If you’re struggling with a child who gets very upset every time you try to run an errand or head out for date night, I’ve got some suggestions to take the edge off until this phase runs its course.

1. Lead by Example

Your little one follows your cues, so if you’re not willing to let her out of your sight, they probably, albeit unconsciously, feel like they’re not safe if you’re not in the room. So designate a room where they can explore a little and play without your direct supervision. It’s a small adjustment, but it has a tremendous effect.

2. Don’t Avoid It

Learning about separation and reunion is an important milestone, so don’t just take the path of least resistance and stay with your child 24/7 until they’re seven years old. (It happens. Believe me.) Let them know that it’s okay for them to get upset when you leave and reassure them that you’ll always come back when you do. If there are some tears around it, that’s alright. This is an important concept that they need to get on board with.

3. Start Slow

Once your little one has started to demonstrate the understanding that they’ll be spending some time with someone besides a parent, make it a short outing. Don’t plan on dinner and a movie or an overnighter for the first few attempts.

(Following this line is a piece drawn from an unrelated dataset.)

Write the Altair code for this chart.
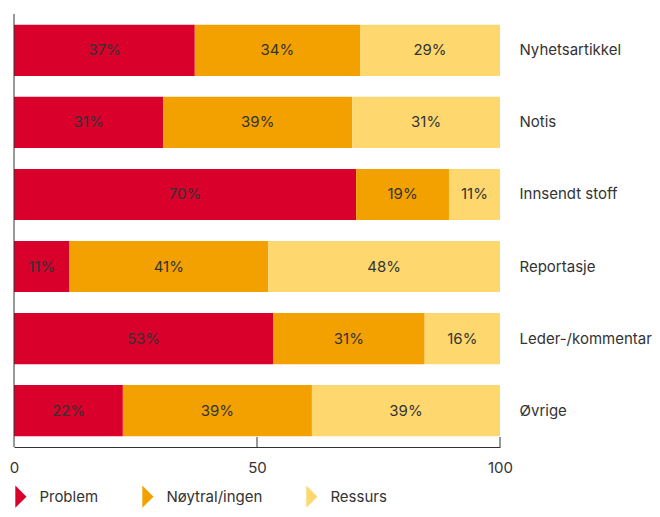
import altair as alt
import pandas as pd

categories = ["Nyhetsartikkel", "Notis", "Innsendt stoff", "Reportasje", "Leder-/kommentar", "Øvrige"]
series = ["Problem", "Nøytral/ingen", "Ressurs"]
problem = [37.2, 30.7, 70.4, 11.4, 53.3, 22.4]
noytral = [34.0, 38.9, 19.1, 40.9, 31.2, 38.9]
ressurs = [28.8, 30.4, 10.5, 47.7, 15.5, 38.7]
labels_problem = ["37%", "31%", "70%", "11%", "53%", "22%"]
labels_noytral = ["34%", "39%", "19%", "41%", "31%", "39%"]
labels_ressurs = ["29%", "31%", "11%", "48%", "16%", "39%"]
x_ticks = [0, 50, 100]
colors = ["#d9002b", "#f2a100", "#fed86f"]

FONT = "Inter"
TXT = "#333333"

rows = []
for i, cat in enumerate(categories):
    start = 0.0
    for s, vals, labs in zip(series, [problem, noytral, ressurs], [labels_problem, labels_noytral, labels_ressurs]):
        end = start + vals[i]
        rows.append({"category": cat, "series": s, "start": start, "end": end,
                     "mid": (start + end) / 2, "label": labs[i]})
        start = end
df = pd.DataFrame(rows)

W, H = 486, 433

xscale = alt.Scale(domain=[0, 100], nice=False, zero=True)
yscale = alt.Scale(paddingInner=0.29, paddingOuter=0.15)
ysort = categories

base = alt.Chart(df)

bars = base.mark_bar(strokeWidth=0).encode(
    x=alt.X("start:Q", scale=xscale,
            axis=alt.Axis(values=x_ticks, ticks=False, grid=False, title=None,
                          domainColor=TXT, domainWidth=1, labelFontSize=15,
                          labelColor=TXT, labelFont=FONT, labelPadding=13,
                          labelFlush=False)),
    x2="end:Q",
    y=alt.Y("category:N", sort=ysort, scale=yscale,
            axis=alt.Axis(orient="right", domain=False, ticks=False, title=None,
                          labelPadding=19, labelFontSize=15, labelColor=TXT,
                          labelFont=FONT, labelAlign="left")),
    color=alt.Color("series:N", scale=alt.Scale(domain=series, range=colors),
                    legend=alt.Legend(orient="none", legendX=-4.6, legendY=471,
                                      direction="horizontal", title=None,
                                      symbolType="M-0.5,-1L0.5,0L-0.5,1Z",
                                      symbolSize=500, symbolStrokeWidth=0,
                                      symbolOpacity=1,
                                      labelFontSize=15, labelColor=TXT,
                                      labelFont=FONT, labelOffset=7,
                                      columnPadding=38)),
)

text = base.mark_text(fontSize=15, color=TXT, font=FONT).encode(
    x=alt.X("mid:Q", scale=xscale),
    y=alt.Y("category:N", sort=ysort, scale=yscale),
    text="label:N",
)

left_line = alt.Chart(pd.DataFrame({"x": [0]})).mark_rule(color=TXT, strokeWidth=1).encode(
    x=alt.X("x:Q", scale=xscale)
)

tick_marks = alt.Chart(pd.DataFrame({"x": x_ticks[1:]})).mark_rule(color=TXT, strokeWidth=1).encode(
    x=alt.X("x:Q", scale=xscale),
    y=alt.value(H - 10),
    y2=alt.value(H),
)

chart = alt.layer(bars, text, left_line, tick_marks).properties(
    width=W, height=H,
    padding={"left": 6, "top": 6, "right": 152, "bottom": 61},
    autosize=alt.AutoSizeParams(type="none"),
).configure_view(stroke=None)

chart.save("out.html", embed_options={"renderer": "svg", "actions": False})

4. Start With Someone Familiar

Kids typically do a little better being left with a grandparent or family friend who they’ve already spent some time with, and who they’ve grown to trust a little, so call in a favor, put some wine in the fridge, and plan to spend at least an hour away from the house for the first few attempts.

5. Stick Around for a While

After your sitter, parent, friend, or whoever is watching your little one arrives, plan to hang around for a half hour or so. Seeing that this is someone you’re familiar with will go a long way in reassuring your child that they’re “good people” and worthy of their trust.

6. Face theMusic

Many of us have, at least once, attempted to distract our toddlers and then sneak out the door without saying goodbye. After all, it’s the goodbye that provokes the reaction, right? But even if it provokes some tears, it’s important for your child to understand that you’re going to leave sometimes, and that you’ll be back when you say you will.

7. Establish aRoutine

Much like bedtime, a solid, predictable goodbye routine helps your little one recognize and accept the situation. A set number of kisses and hugs, a memorable key phrase, and a clear indication of when you’ll be back should be just the right balance of short and reassuring.

8. Speak in Terms They’ll Understand

Instead of telling them how long you’ll be gone, tell them when you’ll be back in regards to their schedule. After nap time, before bed, after dinner, before bath time, and so on.

Nothing is going to prevent your child from getting a little bit upset when you leave, (And as I said before, thank the stars for that, because if they didn’t, oh your poor heart,) but you can definitely keep the fuss to a minimum.

Now, I should add here that these techniques are suggested for kids who are dealing with ordinary, everyday separation anxiety. There is also a condition called Separation Anxiety Disorder which is obviously more serious and warrants a trip to your pediatrician if you suspect your little one might be afflicted with it.

But for run-of-the-mill fit-pitching when you try to leave the house for an hour or two, these tips should go a long way towards remedying the problem. Be consistent, supportive, assertive, and calm. Before long, your child will understand the concept of you leaving and coming back.